What is required: Leaving the pictures out, print the lines from the first line of the listing through the line containing "import matplotlib.pyplot as plt", exactly as they read, and no others.

Dataset extract:

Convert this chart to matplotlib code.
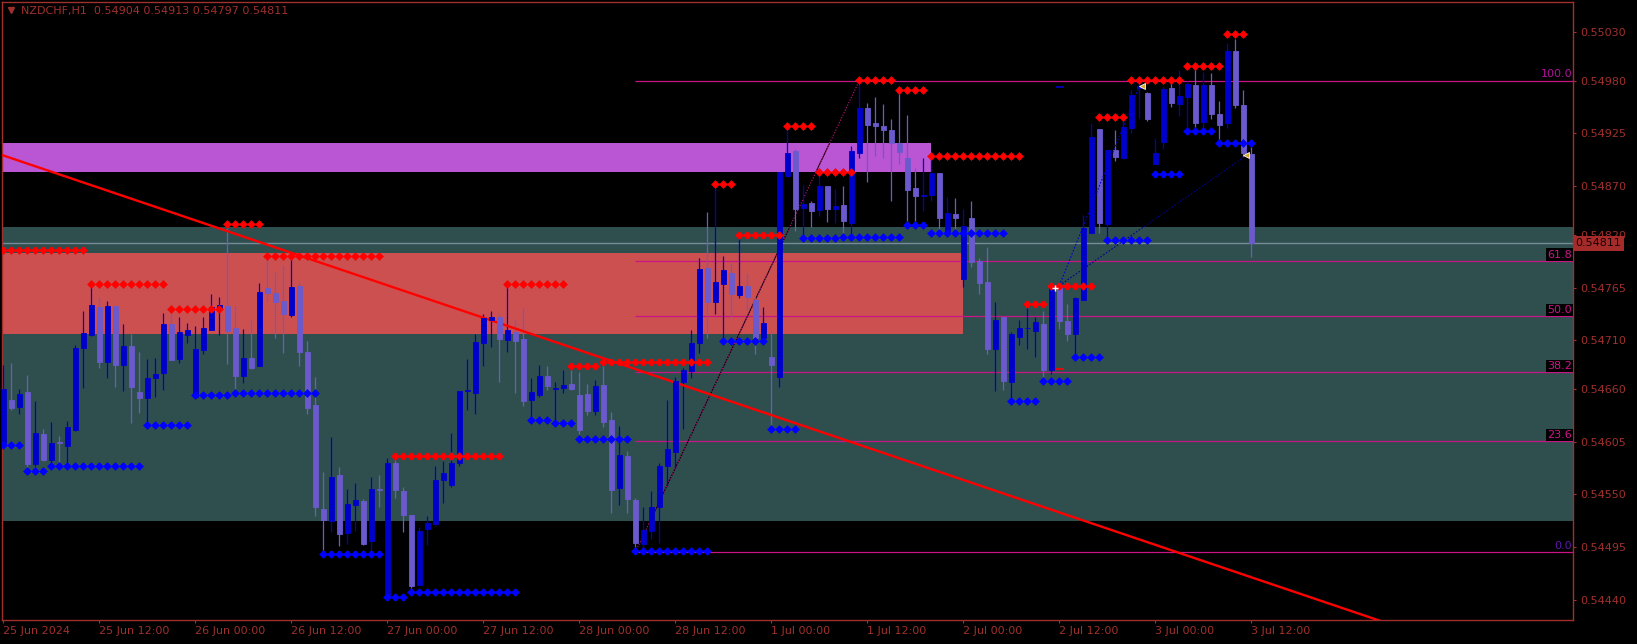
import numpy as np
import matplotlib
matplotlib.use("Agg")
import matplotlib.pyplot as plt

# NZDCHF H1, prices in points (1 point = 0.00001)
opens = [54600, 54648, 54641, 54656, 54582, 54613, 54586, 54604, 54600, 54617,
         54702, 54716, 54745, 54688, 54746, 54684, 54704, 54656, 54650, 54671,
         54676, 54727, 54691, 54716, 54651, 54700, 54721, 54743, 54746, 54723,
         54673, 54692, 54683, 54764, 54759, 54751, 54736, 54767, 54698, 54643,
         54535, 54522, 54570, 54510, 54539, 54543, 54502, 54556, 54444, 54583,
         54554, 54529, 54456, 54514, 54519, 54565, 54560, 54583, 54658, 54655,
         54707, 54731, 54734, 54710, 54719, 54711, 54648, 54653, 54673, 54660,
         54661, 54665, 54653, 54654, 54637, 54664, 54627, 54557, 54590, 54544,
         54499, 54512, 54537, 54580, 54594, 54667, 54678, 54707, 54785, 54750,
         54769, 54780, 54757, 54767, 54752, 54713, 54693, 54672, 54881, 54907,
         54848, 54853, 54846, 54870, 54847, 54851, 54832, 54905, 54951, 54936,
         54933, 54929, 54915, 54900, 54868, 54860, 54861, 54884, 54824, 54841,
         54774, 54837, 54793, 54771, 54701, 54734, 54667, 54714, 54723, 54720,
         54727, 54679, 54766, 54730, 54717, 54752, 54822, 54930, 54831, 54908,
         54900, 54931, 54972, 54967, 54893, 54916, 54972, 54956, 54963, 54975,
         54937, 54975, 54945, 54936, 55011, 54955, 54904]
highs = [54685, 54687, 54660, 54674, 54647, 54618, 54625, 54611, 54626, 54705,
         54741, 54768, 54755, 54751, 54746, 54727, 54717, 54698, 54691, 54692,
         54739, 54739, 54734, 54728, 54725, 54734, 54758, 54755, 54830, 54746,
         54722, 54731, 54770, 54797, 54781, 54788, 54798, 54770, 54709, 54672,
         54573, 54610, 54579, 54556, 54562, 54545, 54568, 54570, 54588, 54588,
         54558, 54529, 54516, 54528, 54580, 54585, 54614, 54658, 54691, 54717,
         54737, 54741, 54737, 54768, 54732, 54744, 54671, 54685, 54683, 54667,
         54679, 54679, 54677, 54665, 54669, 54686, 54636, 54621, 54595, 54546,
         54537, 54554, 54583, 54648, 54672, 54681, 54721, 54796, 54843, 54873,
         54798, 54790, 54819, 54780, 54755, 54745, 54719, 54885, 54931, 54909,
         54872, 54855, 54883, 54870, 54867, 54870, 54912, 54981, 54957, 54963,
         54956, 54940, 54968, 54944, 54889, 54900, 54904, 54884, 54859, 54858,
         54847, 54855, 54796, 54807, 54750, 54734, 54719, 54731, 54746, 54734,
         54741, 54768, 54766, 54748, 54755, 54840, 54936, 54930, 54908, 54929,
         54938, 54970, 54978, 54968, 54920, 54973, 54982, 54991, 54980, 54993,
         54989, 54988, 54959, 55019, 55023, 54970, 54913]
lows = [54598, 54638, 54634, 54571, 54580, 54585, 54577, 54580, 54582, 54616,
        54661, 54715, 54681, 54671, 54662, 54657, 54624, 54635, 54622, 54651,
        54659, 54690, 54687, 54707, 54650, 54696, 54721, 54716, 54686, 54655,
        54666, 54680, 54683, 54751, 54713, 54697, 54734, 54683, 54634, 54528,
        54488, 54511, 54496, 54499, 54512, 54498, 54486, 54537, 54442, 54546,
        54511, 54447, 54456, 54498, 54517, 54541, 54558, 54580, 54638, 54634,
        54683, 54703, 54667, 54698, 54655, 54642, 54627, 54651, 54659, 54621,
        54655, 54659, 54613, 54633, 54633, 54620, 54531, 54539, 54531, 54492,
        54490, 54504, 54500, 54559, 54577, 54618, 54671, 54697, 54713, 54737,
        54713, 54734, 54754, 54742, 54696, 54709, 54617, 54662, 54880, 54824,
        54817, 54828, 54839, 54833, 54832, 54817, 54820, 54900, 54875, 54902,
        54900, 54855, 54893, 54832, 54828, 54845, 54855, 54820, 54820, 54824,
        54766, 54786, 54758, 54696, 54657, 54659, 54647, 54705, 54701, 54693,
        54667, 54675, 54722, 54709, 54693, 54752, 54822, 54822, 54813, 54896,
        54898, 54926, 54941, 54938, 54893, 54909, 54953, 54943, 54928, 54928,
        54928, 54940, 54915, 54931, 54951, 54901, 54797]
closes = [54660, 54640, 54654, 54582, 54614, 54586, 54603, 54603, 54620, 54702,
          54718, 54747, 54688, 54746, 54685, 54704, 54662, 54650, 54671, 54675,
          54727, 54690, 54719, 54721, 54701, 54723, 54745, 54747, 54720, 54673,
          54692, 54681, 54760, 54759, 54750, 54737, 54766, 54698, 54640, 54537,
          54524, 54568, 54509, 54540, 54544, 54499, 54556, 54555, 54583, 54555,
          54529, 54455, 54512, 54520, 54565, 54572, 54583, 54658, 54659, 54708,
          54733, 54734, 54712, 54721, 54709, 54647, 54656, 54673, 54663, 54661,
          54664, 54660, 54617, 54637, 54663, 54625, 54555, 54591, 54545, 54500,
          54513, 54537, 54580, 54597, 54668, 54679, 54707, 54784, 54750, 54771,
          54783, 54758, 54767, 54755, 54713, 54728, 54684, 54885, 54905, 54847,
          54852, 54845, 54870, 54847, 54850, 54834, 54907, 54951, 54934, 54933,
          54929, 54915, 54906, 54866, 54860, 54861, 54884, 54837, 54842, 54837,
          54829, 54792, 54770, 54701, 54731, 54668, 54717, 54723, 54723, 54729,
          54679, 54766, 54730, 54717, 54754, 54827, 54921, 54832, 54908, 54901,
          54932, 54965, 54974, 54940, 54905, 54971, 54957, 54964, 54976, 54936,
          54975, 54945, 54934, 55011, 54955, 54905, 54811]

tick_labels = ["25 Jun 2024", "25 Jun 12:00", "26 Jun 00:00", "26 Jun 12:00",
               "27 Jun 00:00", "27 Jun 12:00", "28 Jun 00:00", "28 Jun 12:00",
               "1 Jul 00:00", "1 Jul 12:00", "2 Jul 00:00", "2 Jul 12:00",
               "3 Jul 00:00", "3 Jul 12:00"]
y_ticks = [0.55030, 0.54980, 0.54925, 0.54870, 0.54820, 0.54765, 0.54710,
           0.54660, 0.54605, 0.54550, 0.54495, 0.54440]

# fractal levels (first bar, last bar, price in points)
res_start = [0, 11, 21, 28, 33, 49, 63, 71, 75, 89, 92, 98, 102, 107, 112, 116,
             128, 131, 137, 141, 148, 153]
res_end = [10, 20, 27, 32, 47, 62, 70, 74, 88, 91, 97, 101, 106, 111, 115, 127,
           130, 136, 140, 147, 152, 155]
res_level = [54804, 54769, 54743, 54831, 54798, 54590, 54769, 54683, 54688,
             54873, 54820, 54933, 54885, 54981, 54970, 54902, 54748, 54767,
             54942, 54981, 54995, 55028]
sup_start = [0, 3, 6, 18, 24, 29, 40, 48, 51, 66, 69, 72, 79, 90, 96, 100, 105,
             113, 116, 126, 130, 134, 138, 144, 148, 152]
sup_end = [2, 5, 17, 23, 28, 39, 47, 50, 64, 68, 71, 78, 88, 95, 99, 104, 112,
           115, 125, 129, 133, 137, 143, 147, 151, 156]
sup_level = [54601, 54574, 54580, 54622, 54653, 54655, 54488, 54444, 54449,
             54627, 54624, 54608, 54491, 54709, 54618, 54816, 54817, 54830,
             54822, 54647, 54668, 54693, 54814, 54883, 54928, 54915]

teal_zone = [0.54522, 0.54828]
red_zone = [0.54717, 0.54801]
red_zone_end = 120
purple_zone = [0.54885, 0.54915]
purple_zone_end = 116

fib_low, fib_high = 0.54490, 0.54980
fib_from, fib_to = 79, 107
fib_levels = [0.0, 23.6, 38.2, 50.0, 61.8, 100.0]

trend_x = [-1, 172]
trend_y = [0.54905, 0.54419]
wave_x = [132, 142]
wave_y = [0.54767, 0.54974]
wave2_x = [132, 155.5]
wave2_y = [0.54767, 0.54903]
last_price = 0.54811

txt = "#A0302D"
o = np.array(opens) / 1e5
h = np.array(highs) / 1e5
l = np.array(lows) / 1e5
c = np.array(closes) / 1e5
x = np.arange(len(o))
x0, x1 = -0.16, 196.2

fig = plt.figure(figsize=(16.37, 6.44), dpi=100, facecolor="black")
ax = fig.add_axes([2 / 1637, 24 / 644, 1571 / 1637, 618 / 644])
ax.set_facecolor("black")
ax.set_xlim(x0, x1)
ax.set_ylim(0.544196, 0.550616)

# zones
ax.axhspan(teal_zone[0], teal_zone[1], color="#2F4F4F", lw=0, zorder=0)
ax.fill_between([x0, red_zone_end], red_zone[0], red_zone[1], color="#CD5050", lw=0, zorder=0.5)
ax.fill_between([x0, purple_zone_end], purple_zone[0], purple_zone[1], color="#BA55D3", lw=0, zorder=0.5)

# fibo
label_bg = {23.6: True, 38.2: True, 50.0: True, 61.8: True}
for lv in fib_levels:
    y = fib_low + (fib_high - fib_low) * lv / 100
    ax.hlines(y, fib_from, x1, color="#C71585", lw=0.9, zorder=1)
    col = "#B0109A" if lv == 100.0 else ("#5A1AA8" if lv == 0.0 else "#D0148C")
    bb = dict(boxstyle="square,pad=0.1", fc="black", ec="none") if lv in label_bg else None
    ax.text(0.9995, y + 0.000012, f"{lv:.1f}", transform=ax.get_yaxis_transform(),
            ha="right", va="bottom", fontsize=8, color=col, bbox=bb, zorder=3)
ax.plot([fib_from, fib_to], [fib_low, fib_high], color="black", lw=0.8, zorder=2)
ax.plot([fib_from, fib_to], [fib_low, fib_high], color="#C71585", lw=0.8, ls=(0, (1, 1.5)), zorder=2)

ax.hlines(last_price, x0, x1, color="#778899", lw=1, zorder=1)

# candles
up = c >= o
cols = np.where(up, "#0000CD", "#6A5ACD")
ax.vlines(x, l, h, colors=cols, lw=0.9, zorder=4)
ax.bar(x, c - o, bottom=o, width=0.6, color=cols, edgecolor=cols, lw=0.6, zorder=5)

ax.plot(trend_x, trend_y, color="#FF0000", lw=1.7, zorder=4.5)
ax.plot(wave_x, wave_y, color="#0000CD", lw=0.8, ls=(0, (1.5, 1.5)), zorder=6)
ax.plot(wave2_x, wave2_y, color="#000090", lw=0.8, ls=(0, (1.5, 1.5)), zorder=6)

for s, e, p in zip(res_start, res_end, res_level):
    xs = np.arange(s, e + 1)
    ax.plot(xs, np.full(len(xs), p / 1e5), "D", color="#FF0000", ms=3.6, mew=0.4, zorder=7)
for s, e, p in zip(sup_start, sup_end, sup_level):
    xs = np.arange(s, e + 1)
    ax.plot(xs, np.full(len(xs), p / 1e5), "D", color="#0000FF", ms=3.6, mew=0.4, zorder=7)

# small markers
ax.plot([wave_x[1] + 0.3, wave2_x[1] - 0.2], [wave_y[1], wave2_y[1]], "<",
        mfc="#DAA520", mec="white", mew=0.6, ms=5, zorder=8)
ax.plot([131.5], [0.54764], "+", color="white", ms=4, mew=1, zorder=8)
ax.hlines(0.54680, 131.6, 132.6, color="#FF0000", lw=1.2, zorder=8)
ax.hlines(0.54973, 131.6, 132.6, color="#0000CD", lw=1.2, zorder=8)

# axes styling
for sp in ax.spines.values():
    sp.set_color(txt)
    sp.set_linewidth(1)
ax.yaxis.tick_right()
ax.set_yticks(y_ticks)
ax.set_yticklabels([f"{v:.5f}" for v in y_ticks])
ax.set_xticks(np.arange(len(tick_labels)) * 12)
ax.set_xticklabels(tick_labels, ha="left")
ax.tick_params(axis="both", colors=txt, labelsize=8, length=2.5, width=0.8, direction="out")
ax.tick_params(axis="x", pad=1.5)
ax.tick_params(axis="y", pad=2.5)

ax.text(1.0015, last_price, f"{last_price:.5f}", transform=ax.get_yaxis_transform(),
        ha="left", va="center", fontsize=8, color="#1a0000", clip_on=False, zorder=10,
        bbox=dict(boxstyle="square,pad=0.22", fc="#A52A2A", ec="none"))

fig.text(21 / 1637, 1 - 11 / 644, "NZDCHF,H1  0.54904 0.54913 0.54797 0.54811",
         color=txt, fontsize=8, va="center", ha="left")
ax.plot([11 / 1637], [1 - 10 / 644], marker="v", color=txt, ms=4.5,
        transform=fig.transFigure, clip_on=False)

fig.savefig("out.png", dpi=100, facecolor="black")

Final result:
Convert this chart to matplotlib code.
import numpy as np
import matplotlib
matplotlib.use("Agg")
import matplotlib.pyplot as plt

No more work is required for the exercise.